A ‘chilling effect’ on applications
Other small, technical changes could undermine efforts to assist survivors. Eissenova pointed out that USCIS removed language that survivors and advocates found helpful in illustrating what might qualify as “battery” or “extreme cruelty,” replacing extensive definitions with terms that may raise the evidentiary burden on survivors.
Another change is that applicants for VAWA benefits must prove they resided with their U.S. citizen or permanent resident spouse when the abuse occurred. Previously, the requirement was to prove abuse happened at some point in the past during the relationship — not strictly during a marriage or partnership.
While the impacts of the USCIS policy changes are unfolding, advocates and lawyers predict that fewer applications will be approved going forward, and immigrant survivors will be more reluctant to seek relief.
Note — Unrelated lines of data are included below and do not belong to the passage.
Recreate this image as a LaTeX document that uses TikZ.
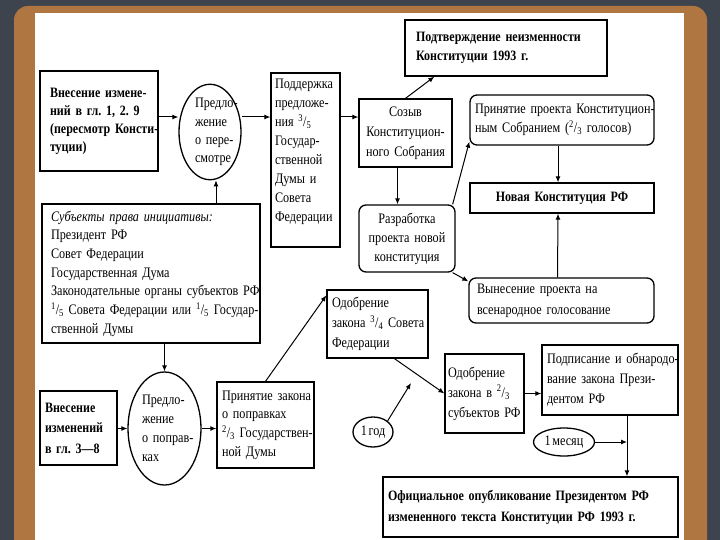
\documentclass[tikz,border=0pt]{standalone}
\usepackage{fontspec}
\setmainfont{Liberation Serif}[FakeStretch=0.84, WordSpace=0.55]
\usetikzlibrary{shapes.geometric,arrows.meta}

\definecolor{slate}{RGB}{62,68,78}
\definecolor{wood}{RGB}{176,118,66}

\begin{document}
\begin{tikzpicture}[x=1pt, y=-1pt,
    txt/.style={font=\fontsize{14.5}{#1}\selectfont\frenchspacing},
    txtb/.style={font=\fontsize{14.3}{#1}\selectfont\bfseries\frenchspacing},
    nowrap/.style={execute at begin node={\rightskip=0pt plus 1fil minus 1000pt\relax}},
    cbox/.style={draw, line width=1.3pt, inner ysep=2pt, align=center, txt=18.5},
    box/.style={cbox, align=left, nowrap},
    rbox/.style={box, rounded corners=7pt},
    rcbox/.style={cbox, rounded corners=7pt},
    oval/.style={draw, line width=1.3pt, ellipse, inner sep=0pt, align=left, txt=18.5, nowrap},
    arr/.style={-{Latex[length=6pt,width=5pt]}, line width=1pt}]
    \useasboundingbox (0,0) rectangle (720,540);

    % Frame
    \fill[slate] (0,0) rectangle (720,540);
    \fill[wood, rounded corners=14pt] (14,6) rectangle (707,570);
    \fill[white] (35,13) rectangle (684,540);

    % Revision of chapters 1, 2, 9
    \node[box, txtb=18, minimum width=118pt, minimum height=100pt, text width=98pt, inner xsep=10pt] (b1) at (99,121)
        {Внесение измене-\\ний в гл. 1, 2. 9\\(пересмотр Консти-\\туции)};
    \node[oval, txt=18.3, minimum width=62pt, minimum height=95pt, text width=30pt] (e1) at (210,132)
        {Предло-\\жение\\о пере-\\смотре};
    \node[box, txt=19, minimum width=69pt, minimum height=174pt, text width=61pt, inner xsep=4pt] (b3) at (305.5,160)
        {Поддержка\\предложе-\\ния \textsuperscript{3}/\textsubscript{5}\\Государ-\\ственной\\Думы и\\Совета\\Федерации\\~};
    \node[cbox, txt=20, minimum width=93pt, minimum height=68pt, text width=85pt] (b4) at (405.5,133)
        {Созыв\\Конституцион-\\ного Собрания};
    \node[box, txtb=19.5, minimum width=202pt, minimum height=56pt, text width=180pt, inner xsep=11pt] (b5) at (506,48)
        {Подтверждение неизменности\\Конституции 1993 г.};
    \node[rbox, txt=19, minimum width=184pt, minimum height=50pt, text width=174pt, inner xsep=5pt] (b6) at (562,120)
        {Принятие проекта Конституцион-\\ным Собранием (\textsuperscript{2}/\textsubscript{3} голосов)};
    \node[cbox, txtb=19, minimum width=184pt, minimum height=30pt, text width=174pt, inner xsep=5pt] (b7) at (562,198)
        {Новая Конституция РФ};
    \node[rcbox, txt=19, minimum width=96pt, minimum height=67pt, text width=88pt] (b8) at (407,238.5)
        {Разработка\\проекта новой\\конституция};
    \node[rbox, txt=21, minimum width=185pt, minimum height=45pt, text width=169pt, inner xsep=8pt] (b9) at (561.5,300.5)
        {Вынесение проекта на\\всенародное голосование};

    % Subjects of initiative
    \node[box, txt=18.7, minimum width=218pt, minimum height=139pt, text width=200pt, inner xsep=9pt] (b10) at (151,273.5)
        {{\itshape Субъекты права инициативы:}\\Президент РФ\\Совет Федерации\\Государственная Дума\\Законодательные органы субъектов РФ\\\textsuperscript{1}/\textsubscript{5} Совета Федерации или \textsuperscript{1}/\textsubscript{5} Государ-\\ственной Думы};

    % Amendments to chapters 3-8
    \node[box, txtb=20.5, minimum width=77pt, minimum height=74pt, text width=67pt, inner xsep=5pt] (b12) at (78.5,428)
        {Внесение\\изменений\\в гл. 3---8};
    \node[oval, txt=19, minimum width=73pt, minimum height=113pt, text width=45pt] (e2) at (164.5,428.5)
        {Предло-\\жение\\о поправ-\\ках};
    \node[box, txt=18.7, minimum width=97pt, minimum height=86pt, text width=87pt, inner xsep=5pt] (b14) at (265.5,425)
        {Принятие закона\\о поправках\\\textsuperscript{2}/\textsubscript{3} Государствен-\\ной Думы};
    \node[box, txt=20, minimum width=101pt, minimum height=68pt, text width=91pt, inner xsep=5pt] (b11) at (377.5,324)
        {Одобрение\\закона \textsuperscript{3}/\textsubscript{4} Совета\\Федерации};
    \node[box, txt=20, minimum width=79pt, minimum height=79pt, text width=73pt, inner xsep=3pt] (b15) at (484.5,393.5)
        {Одобрение\\закона в \textsuperscript{2}/\textsubscript{3}\\субъектов РФ};
    \node[box, txt=20, minimum width=136pt, minimum height=70pt, text width=126pt, inner xsep=5pt] (b16) at (610,380)
        {Подписание и обнародо-\\вание закона Прези-\\дентом РФ};
    \node[box, txtb=21, minimum width=295pt, minimum height=60pt, text width=285pt, inner xsep=5pt] (b19) at (530.5,507)
        {Официальное опубликование Президентом РФ\\измененного текста Конституции РФ 1993 г.};
    \node[oval, align=center, minimum width=40pt, minimum height=30pt] (god) at (373,432) {1 год};
    \node[oval, align=center, minimum width=61pt, minimum height=28pt] (mes) at (564,442) {1 месяц};

    % Connectors
    \coordinate (row) at (0,117);
    \coordinate (up) at ([xshift=6pt]e1.south);
    \coordinate (godtip) at (411,383);
    \coordinate (tap) at ([xshift=17pt]b16.south);
    \draw[arr] (b1.east |- row) -- (e1.west |- row);
    \draw[arr] (e1.east |- row) -- (b3.west |- row);
    \draw[arr] (b3.east |- row) -- (b4.west |- row);
    \draw[arr] (b4.north) -- ([xshift=30pt]b5.south west);
    \draw[arr] ([xshift=-8pt]b4.south) -- ([xshift=-8pt]b8.north -| b4.south);
    \draw[arr] ([xshift=-3pt]b8.north east) -- ([yshift=4pt]b6.south west);
    \draw[arr] ([xshift=-3pt]b8.south east) -- ([yshift=-4pt]b9.north west);
    \draw[arr] ([xshift=-4pt]b6.south) -- ([xshift=-4pt]b7.north);
    \draw[arr] ([xshift=-4pt]b9.north) -- ([xshift=-4pt]b7.south);
    \draw[arr] (up |- b10.north) -- (up);
    \draw[arr] (b10.south -| e2.north) -- (e2.north);
    \draw[arr] (e2.west -| b12.east) -- (e2.west);
    \draw[arr] (e2.east) -- (e2.east -| b14.west);
    \draw[arr] (b14.north) -- ([yshift=-6pt]b11.north west);
    \draw[arr] ([xshift=17pt]b11.south) -- (b15.west);
    \draw[arr] (god.north east) -- (godtip);
    \draw[arr] (b15.east) -- (b15.east -| b16.west);
    \draw[arr] (tap) -- (tap |- b19.north);
    \draw[arr] (mes.east) -- (mes.east -| tap);
\end{tikzpicture}
\end{document}
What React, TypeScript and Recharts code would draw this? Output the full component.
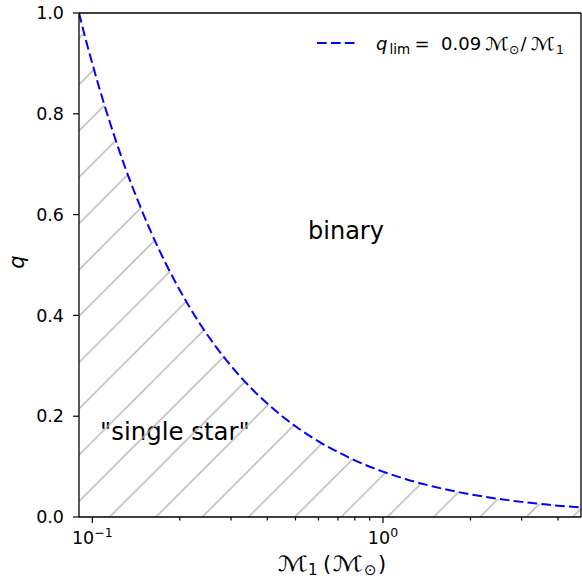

Limb said some of her clients have been deterred by the policy changes, but most are still willing to apply, even with the increased risk factors.
“We are telling all of our clients from here on out that this is what we have to do, and then it’s going to be up to the client whether they want to file or not,” she said. “It’s a mixed bag, and it will, I think, continue to have a chilling effect depending on how we see this play out.”